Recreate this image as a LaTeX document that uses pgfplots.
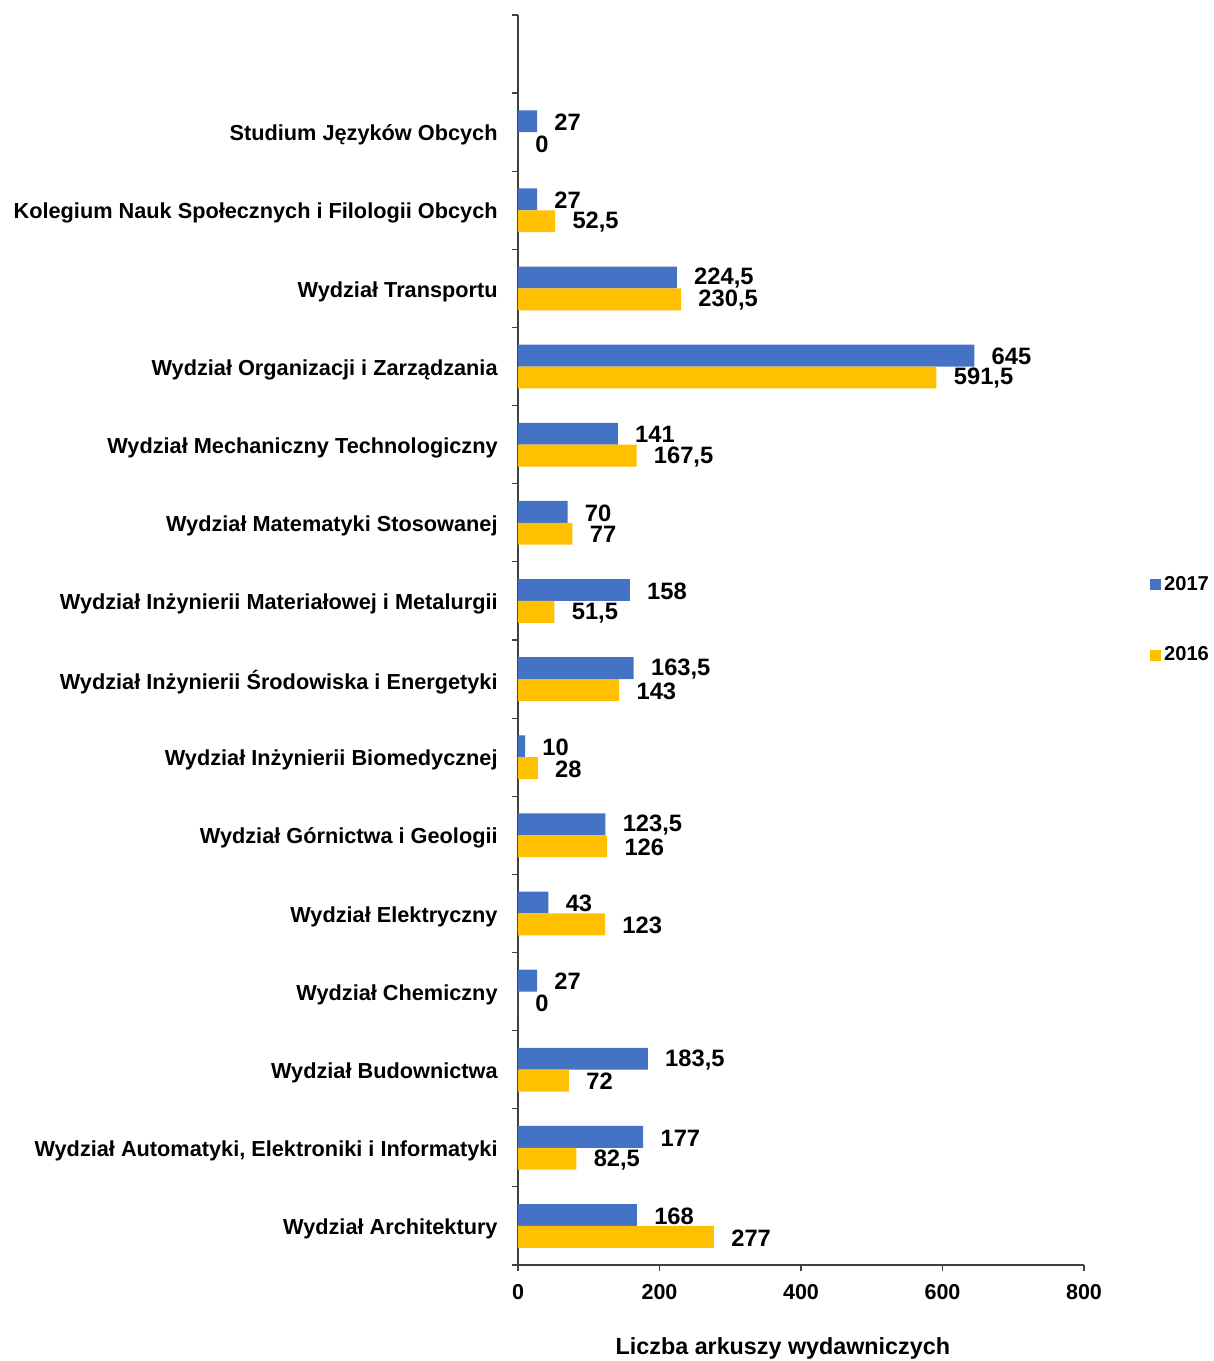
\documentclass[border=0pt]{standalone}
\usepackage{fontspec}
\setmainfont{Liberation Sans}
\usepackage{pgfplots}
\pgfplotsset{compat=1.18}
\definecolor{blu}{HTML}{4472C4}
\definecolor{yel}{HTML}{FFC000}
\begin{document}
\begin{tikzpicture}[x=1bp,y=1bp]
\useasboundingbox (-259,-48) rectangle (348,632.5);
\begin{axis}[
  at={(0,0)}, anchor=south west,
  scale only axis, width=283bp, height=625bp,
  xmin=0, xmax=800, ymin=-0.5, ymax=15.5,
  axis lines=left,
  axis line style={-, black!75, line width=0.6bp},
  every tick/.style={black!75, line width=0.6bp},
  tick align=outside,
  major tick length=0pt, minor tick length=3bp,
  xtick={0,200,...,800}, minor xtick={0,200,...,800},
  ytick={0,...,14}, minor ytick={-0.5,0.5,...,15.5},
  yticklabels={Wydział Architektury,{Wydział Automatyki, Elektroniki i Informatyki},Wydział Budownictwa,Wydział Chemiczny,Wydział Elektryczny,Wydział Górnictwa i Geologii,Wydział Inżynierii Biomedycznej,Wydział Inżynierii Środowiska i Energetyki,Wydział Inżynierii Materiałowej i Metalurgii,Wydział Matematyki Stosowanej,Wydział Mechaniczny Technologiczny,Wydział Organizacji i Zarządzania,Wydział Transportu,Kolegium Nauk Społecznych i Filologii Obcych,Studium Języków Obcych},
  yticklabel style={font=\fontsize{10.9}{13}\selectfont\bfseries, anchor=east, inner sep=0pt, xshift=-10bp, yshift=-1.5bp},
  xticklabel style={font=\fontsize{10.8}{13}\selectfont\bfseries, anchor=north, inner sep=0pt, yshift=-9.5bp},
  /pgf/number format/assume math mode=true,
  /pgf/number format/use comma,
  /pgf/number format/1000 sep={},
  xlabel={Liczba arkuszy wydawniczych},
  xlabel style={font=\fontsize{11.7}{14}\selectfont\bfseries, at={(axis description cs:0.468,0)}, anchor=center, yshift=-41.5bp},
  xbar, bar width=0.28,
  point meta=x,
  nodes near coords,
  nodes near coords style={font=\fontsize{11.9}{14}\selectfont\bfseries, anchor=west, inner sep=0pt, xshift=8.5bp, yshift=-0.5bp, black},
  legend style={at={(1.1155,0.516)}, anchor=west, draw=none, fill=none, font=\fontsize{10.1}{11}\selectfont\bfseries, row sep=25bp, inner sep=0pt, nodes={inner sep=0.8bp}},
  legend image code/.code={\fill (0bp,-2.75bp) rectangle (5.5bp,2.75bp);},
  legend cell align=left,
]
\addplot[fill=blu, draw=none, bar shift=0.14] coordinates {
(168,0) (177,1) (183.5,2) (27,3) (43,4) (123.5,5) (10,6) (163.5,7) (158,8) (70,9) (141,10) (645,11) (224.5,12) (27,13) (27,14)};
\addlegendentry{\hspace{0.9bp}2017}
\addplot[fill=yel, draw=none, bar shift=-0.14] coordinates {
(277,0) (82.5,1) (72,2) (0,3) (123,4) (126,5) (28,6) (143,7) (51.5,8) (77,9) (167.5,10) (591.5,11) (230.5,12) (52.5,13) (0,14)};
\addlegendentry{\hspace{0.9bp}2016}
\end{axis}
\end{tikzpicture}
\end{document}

■ ■ ■ ■

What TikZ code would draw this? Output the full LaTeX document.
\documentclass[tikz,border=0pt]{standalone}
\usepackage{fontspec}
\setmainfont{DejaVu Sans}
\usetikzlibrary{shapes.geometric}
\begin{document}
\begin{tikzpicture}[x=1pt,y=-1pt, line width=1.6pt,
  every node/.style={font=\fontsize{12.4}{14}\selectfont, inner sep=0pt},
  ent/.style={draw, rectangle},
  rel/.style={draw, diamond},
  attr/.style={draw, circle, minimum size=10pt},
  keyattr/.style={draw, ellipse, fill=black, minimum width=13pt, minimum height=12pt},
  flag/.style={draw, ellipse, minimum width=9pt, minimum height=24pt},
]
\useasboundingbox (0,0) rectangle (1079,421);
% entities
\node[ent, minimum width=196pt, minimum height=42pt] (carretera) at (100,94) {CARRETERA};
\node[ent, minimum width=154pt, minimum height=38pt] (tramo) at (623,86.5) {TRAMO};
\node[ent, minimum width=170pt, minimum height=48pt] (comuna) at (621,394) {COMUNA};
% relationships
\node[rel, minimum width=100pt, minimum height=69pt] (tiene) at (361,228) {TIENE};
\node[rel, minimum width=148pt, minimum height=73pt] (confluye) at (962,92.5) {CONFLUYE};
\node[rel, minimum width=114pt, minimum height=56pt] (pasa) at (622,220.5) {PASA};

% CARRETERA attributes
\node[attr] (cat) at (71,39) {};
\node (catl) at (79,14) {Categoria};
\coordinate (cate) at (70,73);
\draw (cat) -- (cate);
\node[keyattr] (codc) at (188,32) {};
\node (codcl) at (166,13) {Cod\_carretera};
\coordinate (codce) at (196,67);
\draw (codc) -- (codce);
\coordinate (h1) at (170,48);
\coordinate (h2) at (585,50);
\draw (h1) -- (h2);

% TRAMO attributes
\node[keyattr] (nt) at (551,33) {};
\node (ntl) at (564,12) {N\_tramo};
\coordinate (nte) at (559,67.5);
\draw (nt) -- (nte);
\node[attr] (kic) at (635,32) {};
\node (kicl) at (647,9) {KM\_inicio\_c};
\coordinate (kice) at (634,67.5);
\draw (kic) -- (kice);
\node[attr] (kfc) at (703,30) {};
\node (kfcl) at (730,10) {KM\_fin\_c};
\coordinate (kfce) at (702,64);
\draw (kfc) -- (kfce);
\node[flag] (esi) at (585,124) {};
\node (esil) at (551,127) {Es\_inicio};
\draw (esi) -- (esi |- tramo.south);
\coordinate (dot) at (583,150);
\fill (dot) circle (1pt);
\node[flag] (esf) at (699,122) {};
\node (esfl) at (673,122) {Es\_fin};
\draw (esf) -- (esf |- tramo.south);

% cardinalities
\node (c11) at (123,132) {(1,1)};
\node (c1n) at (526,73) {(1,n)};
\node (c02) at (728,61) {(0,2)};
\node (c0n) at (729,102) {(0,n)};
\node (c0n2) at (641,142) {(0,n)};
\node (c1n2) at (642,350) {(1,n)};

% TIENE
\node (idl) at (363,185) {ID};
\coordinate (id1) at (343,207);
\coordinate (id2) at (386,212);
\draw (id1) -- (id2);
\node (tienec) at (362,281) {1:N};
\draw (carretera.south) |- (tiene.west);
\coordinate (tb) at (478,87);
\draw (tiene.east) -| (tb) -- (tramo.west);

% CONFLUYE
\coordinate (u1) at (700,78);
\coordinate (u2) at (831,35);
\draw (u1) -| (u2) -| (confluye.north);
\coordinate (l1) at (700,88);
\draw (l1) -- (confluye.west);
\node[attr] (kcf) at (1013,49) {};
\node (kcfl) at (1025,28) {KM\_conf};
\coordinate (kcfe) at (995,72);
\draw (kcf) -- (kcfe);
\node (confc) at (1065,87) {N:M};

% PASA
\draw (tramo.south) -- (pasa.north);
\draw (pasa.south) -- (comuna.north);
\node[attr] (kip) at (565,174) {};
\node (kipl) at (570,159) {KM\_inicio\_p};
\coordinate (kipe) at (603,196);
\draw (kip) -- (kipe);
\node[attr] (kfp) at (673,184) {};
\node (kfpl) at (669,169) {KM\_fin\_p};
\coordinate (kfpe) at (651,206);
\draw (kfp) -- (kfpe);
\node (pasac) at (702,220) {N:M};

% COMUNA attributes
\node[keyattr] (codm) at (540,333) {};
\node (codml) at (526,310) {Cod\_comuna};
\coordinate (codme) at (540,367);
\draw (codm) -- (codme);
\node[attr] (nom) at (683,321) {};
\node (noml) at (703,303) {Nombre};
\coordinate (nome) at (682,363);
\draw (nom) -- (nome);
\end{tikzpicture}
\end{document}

■ ■ ■ ■

** Stated exercise **
Copy every line that includes the string "LaTeX" from the material above.

** Solution to this problem **
Recreate this image as a LaTeX document that uses pgfplots.
What TikZ code would draw this? Output the full LaTeX document.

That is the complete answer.